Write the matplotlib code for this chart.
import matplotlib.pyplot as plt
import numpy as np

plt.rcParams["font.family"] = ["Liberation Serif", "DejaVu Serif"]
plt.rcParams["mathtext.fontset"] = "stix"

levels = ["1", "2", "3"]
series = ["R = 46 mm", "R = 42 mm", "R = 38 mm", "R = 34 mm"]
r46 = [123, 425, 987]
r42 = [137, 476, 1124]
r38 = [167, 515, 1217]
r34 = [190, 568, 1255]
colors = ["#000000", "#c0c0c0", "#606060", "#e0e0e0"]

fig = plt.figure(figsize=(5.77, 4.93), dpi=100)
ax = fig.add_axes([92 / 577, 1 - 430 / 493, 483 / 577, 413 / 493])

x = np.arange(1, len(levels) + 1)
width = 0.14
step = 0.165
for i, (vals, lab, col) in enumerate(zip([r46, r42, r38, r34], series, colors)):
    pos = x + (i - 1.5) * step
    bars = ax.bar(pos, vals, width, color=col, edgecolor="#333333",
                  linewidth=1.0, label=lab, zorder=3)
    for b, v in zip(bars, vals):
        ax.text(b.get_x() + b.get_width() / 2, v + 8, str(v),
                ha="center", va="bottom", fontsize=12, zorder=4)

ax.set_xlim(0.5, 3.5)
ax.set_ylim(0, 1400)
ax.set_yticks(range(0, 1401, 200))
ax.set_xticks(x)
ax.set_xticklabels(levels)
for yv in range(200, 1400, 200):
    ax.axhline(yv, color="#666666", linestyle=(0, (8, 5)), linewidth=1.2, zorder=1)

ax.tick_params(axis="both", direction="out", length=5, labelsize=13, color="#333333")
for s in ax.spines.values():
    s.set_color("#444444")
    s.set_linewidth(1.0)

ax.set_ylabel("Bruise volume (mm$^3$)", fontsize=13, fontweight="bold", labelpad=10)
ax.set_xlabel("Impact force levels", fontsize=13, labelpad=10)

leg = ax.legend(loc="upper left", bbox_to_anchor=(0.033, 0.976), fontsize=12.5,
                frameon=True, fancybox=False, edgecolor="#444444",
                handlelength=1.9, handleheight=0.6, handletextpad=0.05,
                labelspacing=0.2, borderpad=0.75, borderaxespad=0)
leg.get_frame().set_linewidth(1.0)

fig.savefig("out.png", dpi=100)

----------

-- EXERCISE DETAILS --
Write every line of the material above again, exactly.

-- SOLUTION FOR THIS TASK --
Write the matplotlib code for this chart.
import matplotlib.pyplot as plt
import numpy as np

plt.rcParams["font.family"] = ["Liberation Serif", "DejaVu Serif"]
plt.rcParams["mathtext.fontset"] = "stix"

levels = ["1", "2", "3"]
series = ["R = 46 mm", "R = 42 mm", "R = 38 mm", "R = 34 mm"]
r46 = [123, 425, 987]
r42 = [137, 476, 1124]
r38 = [167, 515, 1217]
r34 = [190, 568, 1255]
colors = ["#000000", "#c0c0c0", "#606060", "#e0e0e0"]

fig = plt.figure(figsize=(5.77, 4.93), dpi=100)
ax = fig.add_axes([92 / 577, 1 - 430 / 493, 483 / 577, 413 / 493])

x = np.arange(1, len(levels) + 1)
width = 0.14
step = 0.165
for i, (vals, lab, col) in enumerate(zip([r46, r42, r38, r34], series, colors)):
    pos = x + (i - 1.5) * step
    bars = ax.bar(pos, vals, width, color=col, edgecolor="#333333",
                  linewidth=1.0, label=lab, zorder=3)
    for b, v in zip(bars, vals):
        ax.text(b.get_x() + b.get_width() / 2, v + 8, str(v),
                ha="center", va="bottom", fontsize=12, zorder=4)

ax.set_xlim(0.5, 3.5)
ax.set_ylim(0, 1400)
ax.set_yticks(range(0, 1401, 200))
ax.set_xticks(x)
ax.set_xticklabels(levels)
for yv in range(200, 1400, 200):
    ax.axhline(yv, color="#666666", linestyle=(0, (8, 5)), linewidth=1.2, zorder=1)

ax.tick_params(axis="both", direction="out", length=5, labelsize=13, color="#333333")
for s in ax.spines.values():
    s.set_color("#444444")
    s.set_linewidth(1.0)

ax.set_ylabel("Bruise volume (mm$^3$)", fontsize=13, fontweight="bold", labelpad=10)
ax.set_xlabel("Impact force levels", fontsize=13, labelpad=10)

leg = ax.legend(loc="upper left", bbox_to_anchor=(0.033, 0.976), fontsize=12.5,
                frameon=True, fancybox=False, edgecolor="#444444",
                handlelength=1.9, handleheight=0.6, handletextpad=0.05,
                labelspacing=0.2, borderpad=0.75, borderaxespad=0)
leg.get_frame().set_linewidth(1.0)

fig.savefig("out.png", dpi=100)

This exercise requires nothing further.